■ Requirement ■
Give an exact copy of every line, leaving images out.

■ Supplied records ■
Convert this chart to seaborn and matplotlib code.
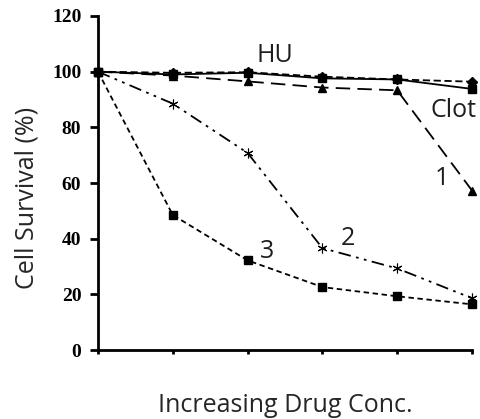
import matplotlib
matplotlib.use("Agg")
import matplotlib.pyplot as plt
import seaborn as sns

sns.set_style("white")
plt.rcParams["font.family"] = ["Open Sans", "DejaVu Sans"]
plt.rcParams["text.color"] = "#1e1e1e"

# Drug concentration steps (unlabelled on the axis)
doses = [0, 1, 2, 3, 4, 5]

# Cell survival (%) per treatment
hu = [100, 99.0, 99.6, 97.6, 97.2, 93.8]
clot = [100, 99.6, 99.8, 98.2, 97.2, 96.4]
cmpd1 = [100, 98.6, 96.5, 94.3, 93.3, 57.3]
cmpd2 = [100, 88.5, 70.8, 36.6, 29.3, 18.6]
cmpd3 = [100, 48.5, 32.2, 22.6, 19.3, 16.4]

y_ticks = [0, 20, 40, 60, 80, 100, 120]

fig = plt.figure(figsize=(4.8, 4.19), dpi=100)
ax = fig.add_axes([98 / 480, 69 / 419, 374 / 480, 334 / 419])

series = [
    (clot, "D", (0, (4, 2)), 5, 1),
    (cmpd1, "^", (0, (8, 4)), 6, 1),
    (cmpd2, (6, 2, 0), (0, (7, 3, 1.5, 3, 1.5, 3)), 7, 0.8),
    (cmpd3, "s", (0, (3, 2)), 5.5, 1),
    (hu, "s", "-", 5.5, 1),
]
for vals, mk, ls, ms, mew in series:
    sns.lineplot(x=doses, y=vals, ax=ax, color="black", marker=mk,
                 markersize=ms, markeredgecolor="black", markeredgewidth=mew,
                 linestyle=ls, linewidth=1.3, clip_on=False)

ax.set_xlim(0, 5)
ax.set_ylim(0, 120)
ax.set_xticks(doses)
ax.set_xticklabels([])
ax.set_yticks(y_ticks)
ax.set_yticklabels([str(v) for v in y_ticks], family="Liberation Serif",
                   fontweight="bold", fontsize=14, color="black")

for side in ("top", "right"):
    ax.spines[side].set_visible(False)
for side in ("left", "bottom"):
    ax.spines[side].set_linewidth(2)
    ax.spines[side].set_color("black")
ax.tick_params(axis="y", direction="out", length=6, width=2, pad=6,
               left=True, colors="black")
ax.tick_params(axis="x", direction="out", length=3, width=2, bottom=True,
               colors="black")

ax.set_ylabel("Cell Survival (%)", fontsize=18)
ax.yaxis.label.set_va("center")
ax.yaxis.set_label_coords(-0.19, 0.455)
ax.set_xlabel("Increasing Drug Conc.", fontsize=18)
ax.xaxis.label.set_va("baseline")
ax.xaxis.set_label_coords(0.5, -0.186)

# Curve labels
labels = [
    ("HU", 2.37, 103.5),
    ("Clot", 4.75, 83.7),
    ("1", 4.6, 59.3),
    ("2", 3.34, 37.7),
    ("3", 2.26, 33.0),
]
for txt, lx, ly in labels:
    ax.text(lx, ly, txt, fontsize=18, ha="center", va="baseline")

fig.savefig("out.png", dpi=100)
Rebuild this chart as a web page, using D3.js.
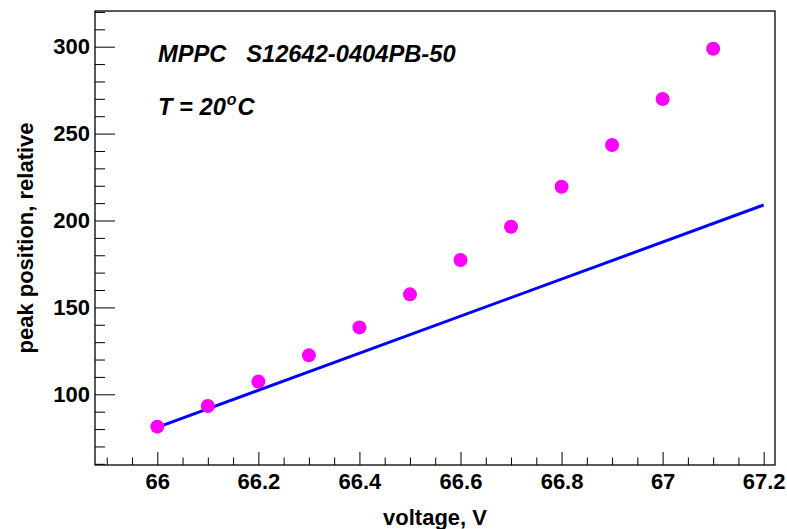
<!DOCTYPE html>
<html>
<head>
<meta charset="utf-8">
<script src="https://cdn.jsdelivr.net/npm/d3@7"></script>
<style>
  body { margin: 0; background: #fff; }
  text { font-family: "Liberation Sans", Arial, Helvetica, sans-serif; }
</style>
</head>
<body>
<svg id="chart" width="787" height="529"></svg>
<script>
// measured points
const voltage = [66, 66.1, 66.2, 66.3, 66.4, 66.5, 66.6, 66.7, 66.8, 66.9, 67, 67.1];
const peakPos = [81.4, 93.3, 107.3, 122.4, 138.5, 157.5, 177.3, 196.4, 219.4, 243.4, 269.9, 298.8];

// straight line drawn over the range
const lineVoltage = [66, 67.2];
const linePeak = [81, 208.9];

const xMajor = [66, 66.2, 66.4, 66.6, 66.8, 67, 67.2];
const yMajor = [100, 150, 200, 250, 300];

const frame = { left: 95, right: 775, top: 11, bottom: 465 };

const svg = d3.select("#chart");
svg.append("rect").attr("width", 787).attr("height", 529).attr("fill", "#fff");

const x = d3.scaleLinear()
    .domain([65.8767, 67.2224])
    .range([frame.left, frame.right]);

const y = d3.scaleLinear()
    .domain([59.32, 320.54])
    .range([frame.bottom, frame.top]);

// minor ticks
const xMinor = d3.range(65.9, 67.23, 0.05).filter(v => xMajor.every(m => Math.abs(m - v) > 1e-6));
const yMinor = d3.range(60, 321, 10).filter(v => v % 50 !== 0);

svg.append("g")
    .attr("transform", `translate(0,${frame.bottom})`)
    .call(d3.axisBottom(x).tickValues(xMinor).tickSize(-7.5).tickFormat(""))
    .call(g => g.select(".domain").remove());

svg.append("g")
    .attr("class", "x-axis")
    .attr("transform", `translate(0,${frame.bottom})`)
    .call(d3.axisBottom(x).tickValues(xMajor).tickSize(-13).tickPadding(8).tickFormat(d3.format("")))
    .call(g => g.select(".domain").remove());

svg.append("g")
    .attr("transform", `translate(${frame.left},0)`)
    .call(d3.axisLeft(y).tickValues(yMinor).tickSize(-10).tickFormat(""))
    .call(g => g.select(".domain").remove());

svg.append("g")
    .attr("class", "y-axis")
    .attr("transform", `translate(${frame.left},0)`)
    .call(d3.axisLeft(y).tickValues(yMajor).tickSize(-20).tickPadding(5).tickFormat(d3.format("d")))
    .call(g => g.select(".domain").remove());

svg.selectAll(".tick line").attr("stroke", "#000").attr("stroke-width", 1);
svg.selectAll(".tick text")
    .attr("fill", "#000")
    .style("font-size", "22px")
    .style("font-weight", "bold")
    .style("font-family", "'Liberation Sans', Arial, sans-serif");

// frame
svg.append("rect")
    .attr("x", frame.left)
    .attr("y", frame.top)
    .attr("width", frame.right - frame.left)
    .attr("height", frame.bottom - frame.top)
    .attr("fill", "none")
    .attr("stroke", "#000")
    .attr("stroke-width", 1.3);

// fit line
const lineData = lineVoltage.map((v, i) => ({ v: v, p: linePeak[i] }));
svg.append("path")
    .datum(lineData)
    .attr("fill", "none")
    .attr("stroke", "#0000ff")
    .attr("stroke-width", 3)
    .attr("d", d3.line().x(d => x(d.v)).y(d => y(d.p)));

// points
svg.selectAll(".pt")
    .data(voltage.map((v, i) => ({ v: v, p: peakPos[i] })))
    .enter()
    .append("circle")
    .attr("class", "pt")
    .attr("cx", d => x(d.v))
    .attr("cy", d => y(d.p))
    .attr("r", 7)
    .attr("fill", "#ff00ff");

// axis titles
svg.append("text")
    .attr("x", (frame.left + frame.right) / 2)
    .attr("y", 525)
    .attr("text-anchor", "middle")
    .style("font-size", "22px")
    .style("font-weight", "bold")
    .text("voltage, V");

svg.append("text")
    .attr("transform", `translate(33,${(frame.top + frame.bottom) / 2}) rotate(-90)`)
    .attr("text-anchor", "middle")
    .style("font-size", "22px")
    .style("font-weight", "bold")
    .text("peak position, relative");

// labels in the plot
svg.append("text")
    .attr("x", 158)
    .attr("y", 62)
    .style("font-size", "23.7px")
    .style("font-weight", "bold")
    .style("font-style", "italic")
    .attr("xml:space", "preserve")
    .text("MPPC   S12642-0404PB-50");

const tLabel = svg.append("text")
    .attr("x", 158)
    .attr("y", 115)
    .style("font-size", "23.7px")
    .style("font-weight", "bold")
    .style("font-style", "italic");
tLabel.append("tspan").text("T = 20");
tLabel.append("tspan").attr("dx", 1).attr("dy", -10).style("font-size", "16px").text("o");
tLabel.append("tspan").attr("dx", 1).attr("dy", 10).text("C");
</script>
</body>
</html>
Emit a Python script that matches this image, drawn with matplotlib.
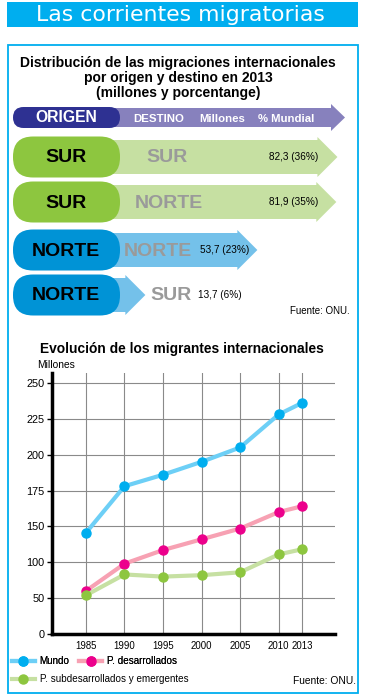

■ Final result ■
Convert this chart to seaborn and matplotlib code.
import matplotlib
matplotlib.use("Agg")
import matplotlib.pyplot as plt
import seaborn as sns

sns.set_style("white")
plt.rcParams["font.family"] = ["Open Sans", "DejaVu Sans"]
plt.rcParams["text.color"] = "#1e1e1e"

# Drug concentration steps (unlabelled on the axis)
doses = [0, 1, 2, 3, 4, 5]

# Cell survival (%) per treatment
hu = [100, 99.0, 99.6, 97.6, 97.2, 93.8]
clot = [100, 99.6, 99.8, 98.2, 97.2, 96.4]
cmpd1 = [100, 98.6, 96.5, 94.3, 93.3, 57.3]
cmpd2 = [100, 88.5, 70.8, 36.6, 29.3, 18.6]
cmpd3 = [100, 48.5, 32.2, 22.6, 19.3, 16.4]

y_ticks = [0, 20, 40, 60, 80, 100, 120]

fig = plt.figure(figsize=(4.8, 4.19), dpi=100)
ax = fig.add_axes([98 / 480, 69 / 419, 374 / 480, 334 / 419])

series = [
    (clot, "D", (0, (4, 2)), 5, 1),
    (cmpd1, "^", (0, (8, 4)), 6, 1),
    (cmpd2, (6, 2, 0), (0, (7, 3, 1.5, 3, 1.5, 3)), 7, 0.8),
    (cmpd3, "s", (0, (3, 2)), 5.5, 1),
    (hu, "s", "-", 5.5, 1),
]
for vals, mk, ls, ms, mew in series:
    sns.lineplot(x=doses, y=vals, ax=ax, color="black", marker=mk,
                 markersize=ms, markeredgecolor="black", markeredgewidth=mew,
                 linestyle=ls, linewidth=1.3, clip_on=False)

ax.set_xlim(0, 5)
ax.set_ylim(0, 120)
ax.set_xticks(doses)
ax.set_xticklabels([])
ax.set_yticks(y_ticks)
ax.set_yticklabels([str(v) for v in y_ticks], family="Liberation Serif",
                   fontweight="bold", fontsize=14, color="black")

for side in ("top", "right"):
    ax.spines[side].set_visible(False)
for side in ("left", "bottom"):
    ax.spines[side].set_linewidth(2)
    ax.spines[side].set_color("black")
ax.tick_params(axis="y", direction="out", length=6, width=2, pad=6,
               left=True, colors="black")
ax.tick_params(axis="x", direction="out", length=3, width=2, bottom=True,
               colors="black")

ax.set_ylabel("Cell Survival (%)", fontsize=18)
ax.yaxis.label.set_va("center")
ax.yaxis.set_label_coords(-0.19, 0.455)
ax.set_xlabel("Increasing Drug Conc.", fontsize=18)
ax.xaxis.label.set_va("baseline")
ax.xaxis.set_label_coords(0.5, -0.186)

# Curve labels
labels = [
    ("HU", 2.37, 103.5),
    ("Clot", 4.75, 83.7),
    ("1", 4.6, 59.3),
    ("2", 3.34, 37.7),
    ("3", 2.26, 33.0),
]
for txt, lx, ly in labels:
    ax.text(lx, ly, txt, fontsize=18, ha="center", va="baseline")

fig.savefig("out.png", dpi=100)
Rebuild this chart as a web page, using D3.js.
<!DOCTYPE html>
<html>
<head>
<meta charset="utf-8">
<script src="https://cdn.jsdelivr.net/npm/d3@7"></script>
<style>
  body { margin: 0; background: #fff; }
  text { font-family: "Liberation Sans", Arial, Helvetica, sans-serif; }
</style>
</head>
<body>
<svg id="chart" width="787" height="529"></svg>
<script>
// measured points
const voltage = [66, 66.1, 66.2, 66.3, 66.4, 66.5, 66.6, 66.7, 66.8, 66.9, 67, 67.1];
const peakPos = [81.4, 93.3, 107.3, 122.4, 138.5, 157.5, 177.3, 196.4, 219.4, 243.4, 269.9, 298.8];

// straight line drawn over the range
const lineVoltage = [66, 67.2];
const linePeak = [81, 208.9];

const xMajor = [66, 66.2, 66.4, 66.6, 66.8, 67, 67.2];
const yMajor = [100, 150, 200, 250, 300];

const frame = { left: 95, right: 775, top: 11, bottom: 465 };

const svg = d3.select("#chart");
svg.append("rect").attr("width", 787).attr("height", 529).attr("fill", "#fff");

const x = d3.scaleLinear()
    .domain([65.8767, 67.2224])
    .range([frame.left, frame.right]);

const y = d3.scaleLinear()
    .domain([59.32, 320.54])
    .range([frame.bottom, frame.top]);

// minor ticks
const xMinor = d3.range(65.9, 67.23, 0.05).filter(v => xMajor.every(m => Math.abs(m - v) > 1e-6));
const yMinor = d3.range(60, 321, 10).filter(v => v % 50 !== 0);

svg.append("g")
    .attr("transform", `translate(0,${frame.bottom})`)
    .call(d3.axisBottom(x).tickValues(xMinor).tickSize(-7.5).tickFormat(""))
    .call(g => g.select(".domain").remove());

svg.append("g")
    .attr("class", "x-axis")
    .attr("transform", `translate(0,${frame.bottom})`)
    .call(d3.axisBottom(x).tickValues(xMajor).tickSize(-13).tickPadding(8).tickFormat(d3.format("")))
    .call(g => g.select(".domain").remove());

svg.append("g")
    .attr("transform", `translate(${frame.left},0)`)
    .call(d3.axisLeft(y).tickValues(yMinor).tickSize(-10).tickFormat(""))
    .call(g => g.select(".domain").remove());

svg.append("g")
    .attr("class", "y-axis")
    .attr("transform", `translate(${frame.left},0)`)
    .call(d3.axisLeft(y).tickValues(yMajor).tickSize(-20).tickPadding(5).tickFormat(d3.format("d")))
    .call(g => g.select(".domain").remove());

svg.selectAll(".tick line").attr("stroke", "#000").attr("stroke-width", 1);
svg.selectAll(".tick text")
    .attr("fill", "#000")
    .style("font-size", "22px")
    .style("font-weight", "bold")
    .style("font-family", "'Liberation Sans', Arial, sans-serif");

// frame
svg.append("rect")
    .attr("x", frame.left)
    .attr("y", frame.top)
    .attr("width", frame.right - frame.left)
    .attr("height", frame.bottom - frame.top)
    .attr("fill", "none")
    .attr("stroke", "#000")
    .attr("stroke-width", 1.3);

// fit line
const lineData = lineVoltage.map((v, i) => ({ v: v, p: linePeak[i] }));
svg.append("path")
    .datum(lineData)
    .attr("fill", "none")
    .attr("stroke", "#0000ff")
    .attr("stroke-width", 3)
    .attr("d", d3.line().x(d => x(d.v)).y(d => y(d.p)));

// points
svg.selectAll(".pt")
    .data(voltage.map((v, i) => ({ v: v, p: peakPos[i] })))
    .enter()
    .append("circle")
    .attr("class", "pt")
    .attr("cx", d => x(d.v))
    .attr("cy", d => y(d.p))
    .attr("r", 7)
    .attr("fill", "#ff00ff");

// axis titles
svg.append("text")
    .attr("x", (frame.left + frame.right) / 2)
    .attr("y", 525)
    .attr("text-anchor", "middle")
    .style("font-size", "22px")
    .style("font-weight", "bold")
    .text("voltage, V");

svg.append("text")
    .attr("transform", `translate(33,${(frame.top + frame.bottom) / 2}) rotate(-90)`)
    .attr("text-anchor", "middle")
    .style("font-size", "22px")
    .style("font-weight", "bold")
    .text("peak position, relative");

// labels in the plot
svg.append("text")
    .attr("x", 158)
    .attr("y", 62)
    .style("font-size", "23.7px")
    .style("font-weight", "bold")
    .style("font-style", "italic")
    .attr("xml:space", "preserve")
    .text("MPPC   S12642-0404PB-50");

const tLabel = svg.append("text")
    .attr("x", 158)
    .attr("y", 115)
    .style("font-size", "23.7px")
    .style("font-weight", "bold")
    .style("font-style", "italic");
tLabel.append("tspan").text("T = 20");
tLabel.append("tspan").attr("dx", 1).attr("dy", -10).style("font-size", "16px").text("o");
tLabel.append("tspan").attr("dx", 1).attr("dy", 10).text("C");
</script>
</body>
</html>
Emit a Python script that matches this image, drawn with matplotlib.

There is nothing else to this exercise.